- Aim
Reproduce, character for character, the lines below from the first through the one with "a_dense_hi = [np.nan, 4.00, 4.00]". Leave pictures out.

- Given data

* start *

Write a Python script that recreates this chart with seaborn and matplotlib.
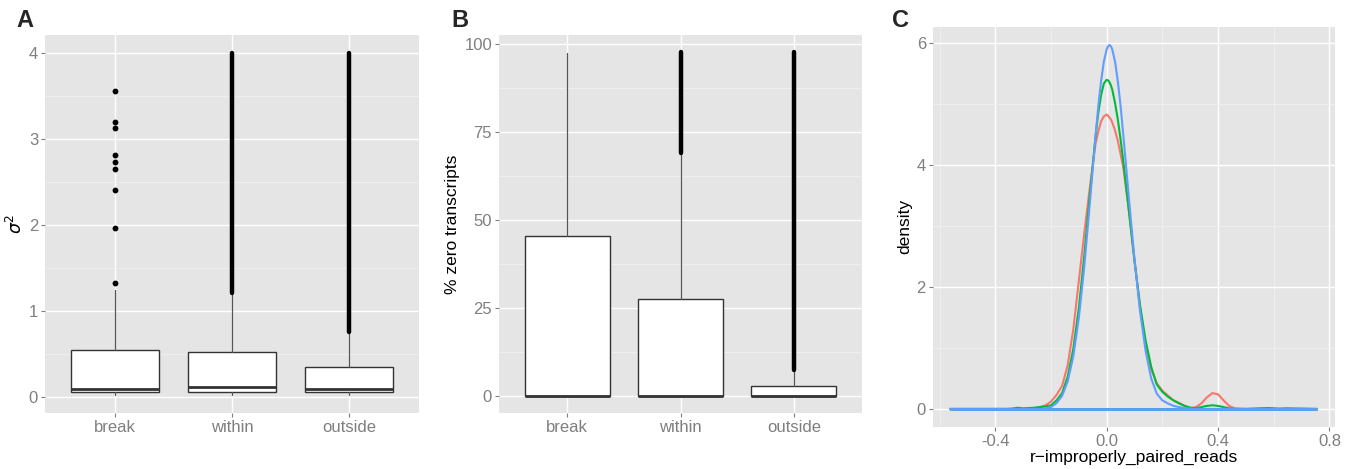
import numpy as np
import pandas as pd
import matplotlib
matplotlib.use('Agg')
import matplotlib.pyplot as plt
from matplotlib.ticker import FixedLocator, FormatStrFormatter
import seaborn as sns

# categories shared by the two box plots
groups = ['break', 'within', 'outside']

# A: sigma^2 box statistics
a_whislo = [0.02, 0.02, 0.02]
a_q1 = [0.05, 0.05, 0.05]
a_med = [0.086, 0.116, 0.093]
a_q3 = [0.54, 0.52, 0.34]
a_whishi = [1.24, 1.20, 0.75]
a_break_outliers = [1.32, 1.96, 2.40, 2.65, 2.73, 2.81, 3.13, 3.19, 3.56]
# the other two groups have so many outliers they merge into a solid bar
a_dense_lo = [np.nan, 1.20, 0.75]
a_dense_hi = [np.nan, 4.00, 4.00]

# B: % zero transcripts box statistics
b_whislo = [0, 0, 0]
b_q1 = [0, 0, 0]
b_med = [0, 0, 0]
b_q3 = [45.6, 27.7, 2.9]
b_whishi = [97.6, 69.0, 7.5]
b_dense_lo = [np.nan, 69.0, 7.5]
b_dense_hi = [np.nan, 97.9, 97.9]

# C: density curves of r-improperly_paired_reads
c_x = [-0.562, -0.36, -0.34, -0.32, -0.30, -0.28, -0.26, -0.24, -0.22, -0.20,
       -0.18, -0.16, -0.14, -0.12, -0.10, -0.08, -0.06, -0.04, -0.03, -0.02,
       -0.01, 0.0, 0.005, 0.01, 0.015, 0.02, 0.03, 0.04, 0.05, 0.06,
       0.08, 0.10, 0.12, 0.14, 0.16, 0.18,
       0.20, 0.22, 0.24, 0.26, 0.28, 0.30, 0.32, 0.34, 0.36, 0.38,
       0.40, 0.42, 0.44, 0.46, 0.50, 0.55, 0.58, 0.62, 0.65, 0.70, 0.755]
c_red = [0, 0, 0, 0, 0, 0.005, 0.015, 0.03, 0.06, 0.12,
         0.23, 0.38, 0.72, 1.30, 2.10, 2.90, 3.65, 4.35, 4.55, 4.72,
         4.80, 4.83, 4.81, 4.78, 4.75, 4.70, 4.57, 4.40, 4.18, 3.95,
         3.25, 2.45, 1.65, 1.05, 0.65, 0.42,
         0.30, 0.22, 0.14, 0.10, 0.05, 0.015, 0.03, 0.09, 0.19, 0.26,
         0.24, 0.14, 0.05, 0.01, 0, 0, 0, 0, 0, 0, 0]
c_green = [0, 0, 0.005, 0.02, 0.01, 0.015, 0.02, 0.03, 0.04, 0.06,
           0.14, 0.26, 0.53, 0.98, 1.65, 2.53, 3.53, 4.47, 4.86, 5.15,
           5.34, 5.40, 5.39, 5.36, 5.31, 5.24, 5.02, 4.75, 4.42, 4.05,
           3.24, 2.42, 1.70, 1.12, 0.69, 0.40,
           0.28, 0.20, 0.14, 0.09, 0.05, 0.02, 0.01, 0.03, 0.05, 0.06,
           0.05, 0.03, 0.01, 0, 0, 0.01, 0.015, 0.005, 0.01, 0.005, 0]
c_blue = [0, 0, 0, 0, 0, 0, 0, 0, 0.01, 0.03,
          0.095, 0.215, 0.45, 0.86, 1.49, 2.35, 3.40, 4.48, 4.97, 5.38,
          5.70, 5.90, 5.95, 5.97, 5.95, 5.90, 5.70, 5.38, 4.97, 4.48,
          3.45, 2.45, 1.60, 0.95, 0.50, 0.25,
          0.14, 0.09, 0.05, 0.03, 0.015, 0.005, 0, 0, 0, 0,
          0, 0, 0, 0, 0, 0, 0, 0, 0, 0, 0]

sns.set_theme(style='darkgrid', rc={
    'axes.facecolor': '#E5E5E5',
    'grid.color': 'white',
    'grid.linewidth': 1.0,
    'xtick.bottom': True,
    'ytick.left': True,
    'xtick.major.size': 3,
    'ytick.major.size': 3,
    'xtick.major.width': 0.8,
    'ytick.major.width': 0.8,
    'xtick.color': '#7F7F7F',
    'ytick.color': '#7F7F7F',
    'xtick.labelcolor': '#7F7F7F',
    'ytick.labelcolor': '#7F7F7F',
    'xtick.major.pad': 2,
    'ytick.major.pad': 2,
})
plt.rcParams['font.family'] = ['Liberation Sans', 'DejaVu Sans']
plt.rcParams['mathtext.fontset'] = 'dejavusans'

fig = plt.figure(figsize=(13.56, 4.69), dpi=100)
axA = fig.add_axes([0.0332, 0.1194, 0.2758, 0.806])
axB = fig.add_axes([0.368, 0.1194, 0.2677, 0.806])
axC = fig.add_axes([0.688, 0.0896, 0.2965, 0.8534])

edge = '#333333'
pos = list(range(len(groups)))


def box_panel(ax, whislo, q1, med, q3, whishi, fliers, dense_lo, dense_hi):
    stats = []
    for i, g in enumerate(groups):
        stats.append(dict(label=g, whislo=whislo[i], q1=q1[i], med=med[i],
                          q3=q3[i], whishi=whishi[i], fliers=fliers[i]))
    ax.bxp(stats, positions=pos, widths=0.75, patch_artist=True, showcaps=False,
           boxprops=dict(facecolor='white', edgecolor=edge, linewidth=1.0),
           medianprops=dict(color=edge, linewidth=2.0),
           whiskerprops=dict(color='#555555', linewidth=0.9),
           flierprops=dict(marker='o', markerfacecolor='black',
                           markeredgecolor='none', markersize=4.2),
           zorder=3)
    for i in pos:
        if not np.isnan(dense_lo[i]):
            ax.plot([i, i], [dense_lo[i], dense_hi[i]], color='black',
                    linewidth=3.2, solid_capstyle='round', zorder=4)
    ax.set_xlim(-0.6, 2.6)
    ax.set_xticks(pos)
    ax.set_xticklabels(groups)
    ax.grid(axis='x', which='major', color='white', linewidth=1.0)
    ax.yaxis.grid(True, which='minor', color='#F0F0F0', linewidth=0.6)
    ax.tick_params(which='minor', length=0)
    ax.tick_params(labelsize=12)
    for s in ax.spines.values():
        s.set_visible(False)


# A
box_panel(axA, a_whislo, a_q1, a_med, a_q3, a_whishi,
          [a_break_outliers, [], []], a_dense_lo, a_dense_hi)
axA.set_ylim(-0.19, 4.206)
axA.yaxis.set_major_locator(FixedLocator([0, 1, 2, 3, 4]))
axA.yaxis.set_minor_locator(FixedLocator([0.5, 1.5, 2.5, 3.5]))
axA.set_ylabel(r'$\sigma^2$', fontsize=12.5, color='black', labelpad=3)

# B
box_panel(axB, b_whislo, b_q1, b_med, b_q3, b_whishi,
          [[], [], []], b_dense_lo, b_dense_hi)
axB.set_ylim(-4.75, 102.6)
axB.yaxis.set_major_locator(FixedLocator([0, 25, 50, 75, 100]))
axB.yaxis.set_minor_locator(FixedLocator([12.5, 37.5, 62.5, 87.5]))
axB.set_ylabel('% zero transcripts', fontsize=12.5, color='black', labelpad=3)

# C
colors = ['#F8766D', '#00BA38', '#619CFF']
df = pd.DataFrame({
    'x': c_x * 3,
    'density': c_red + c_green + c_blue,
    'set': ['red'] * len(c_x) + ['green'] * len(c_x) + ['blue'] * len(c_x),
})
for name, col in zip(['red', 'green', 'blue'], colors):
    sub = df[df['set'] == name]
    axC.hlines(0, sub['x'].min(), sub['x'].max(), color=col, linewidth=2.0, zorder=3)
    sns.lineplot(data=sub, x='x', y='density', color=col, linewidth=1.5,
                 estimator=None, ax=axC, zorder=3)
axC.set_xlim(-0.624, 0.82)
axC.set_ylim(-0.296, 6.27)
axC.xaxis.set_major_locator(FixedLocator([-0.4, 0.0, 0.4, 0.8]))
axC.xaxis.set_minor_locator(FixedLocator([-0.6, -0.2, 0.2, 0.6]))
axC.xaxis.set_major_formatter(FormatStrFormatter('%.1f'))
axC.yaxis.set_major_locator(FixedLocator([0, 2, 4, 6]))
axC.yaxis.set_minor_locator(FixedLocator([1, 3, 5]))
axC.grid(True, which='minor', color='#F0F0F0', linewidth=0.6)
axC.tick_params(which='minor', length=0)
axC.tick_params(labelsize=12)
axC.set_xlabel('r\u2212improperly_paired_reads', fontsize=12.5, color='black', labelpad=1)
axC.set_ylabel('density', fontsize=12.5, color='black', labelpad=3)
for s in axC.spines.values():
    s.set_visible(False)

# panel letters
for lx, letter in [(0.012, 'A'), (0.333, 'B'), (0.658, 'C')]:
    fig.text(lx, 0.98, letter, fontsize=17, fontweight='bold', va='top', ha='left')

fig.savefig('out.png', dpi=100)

* end *

- Exercise result
Write a Python script that recreates this chart with seaborn and matplotlib.
import numpy as np
import pandas as pd
import matplotlib
matplotlib.use('Agg')
import matplotlib.pyplot as plt
from matplotlib.ticker import FixedLocator, FormatStrFormatter
import seaborn as sns

# categories shared by the two box plots
groups = ['break', 'within', 'outside']

# A: sigma^2 box statistics
a_whislo = [0.02, 0.02, 0.02]
a_q1 = [0.05, 0.05, 0.05]
a_med = [0.086, 0.116, 0.093]
a_q3 = [0.54, 0.52, 0.34]
a_whishi = [1.24, 1.20, 0.75]
a_break_outliers = [1.32, 1.96, 2.40, 2.65, 2.73, 2.81, 3.13, 3.19, 3.56]
# the other two groups have so many outliers they merge into a solid bar
a_dense_lo = [np.nan, 1.20, 0.75]
a_dense_hi = [np.nan, 4.00, 4.00]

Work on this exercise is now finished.